ZeroGrasp: Zero-Shot Shape Reconstruction Enabled Robotic Grasping
Shun Iwase, Zubair Irshad, Katherine Liu, Vitor Guizilini, Robert Lee, Takuya Ikeda, Ayako Amma, Koichi Nishiwaki, Kris Kitani, Rares Ambrus, Sergey Zakharov
TL;DR
ZeroGrasp tackles robust robotic grasping from a single RGB-D observation by jointly reconstructing 3D geometry and predicting 6D grasps in near real-time. The method introduces an octree-based CVAE with a multi-object latent transformer and 3D occlusion fields to reason about inter-object relations and occlusions, plus a simple refinement that uses the reconstruction for contact-based adjustments and collision checks. It is trained on a large synthetic ZeroGrasp-11B dataset and evaluated on GraspNet-1B and ReOcS, achieving state-of-the-art reconstruction and grasping performance, as well as real-robot success gains. This approach improves generalization to unseen objects and demonstrates a practical, scalable pipeline for perception and manipulation in cluttered scenes.
Abstract
Robotic grasping is a cornerstone capability of embodied systems. Many methods directly output grasps from partial information without modeling the geometry of the scene, leading to suboptimal motion and even collisions.
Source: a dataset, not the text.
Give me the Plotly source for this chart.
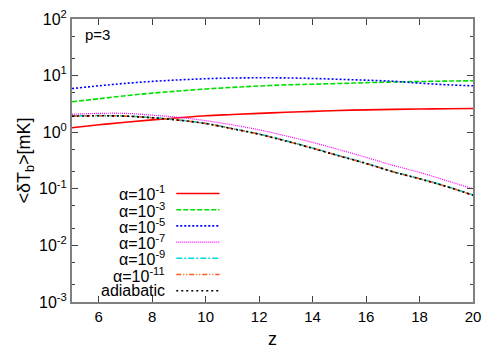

To address these issues, we introduce ZeroGrasp, a novel framework that simultaneously performs 3D reconstruction and grasp pose prediction in near real-time. A key insight of our method is that occlusion reasoning and modeling the spatial relationships between objects is beneficial for both accurate reconstruction and grasping. We couple our method with a novel large-scale synthetic dataset, which comprises 1M photo-realistic images, high-resolution 3D reconstructions and 11.3B physically-valid grasp pose annotations for 12K objects from the Objaverse-LVIS dataset. We evaluate ZeroGrasp on the GraspNet-1B benchmark as well as through real-world robot experiments. ZeroGrasp achieves state-of-the-art performance and generalizes to novel real-world objects by leveraging synthetic data.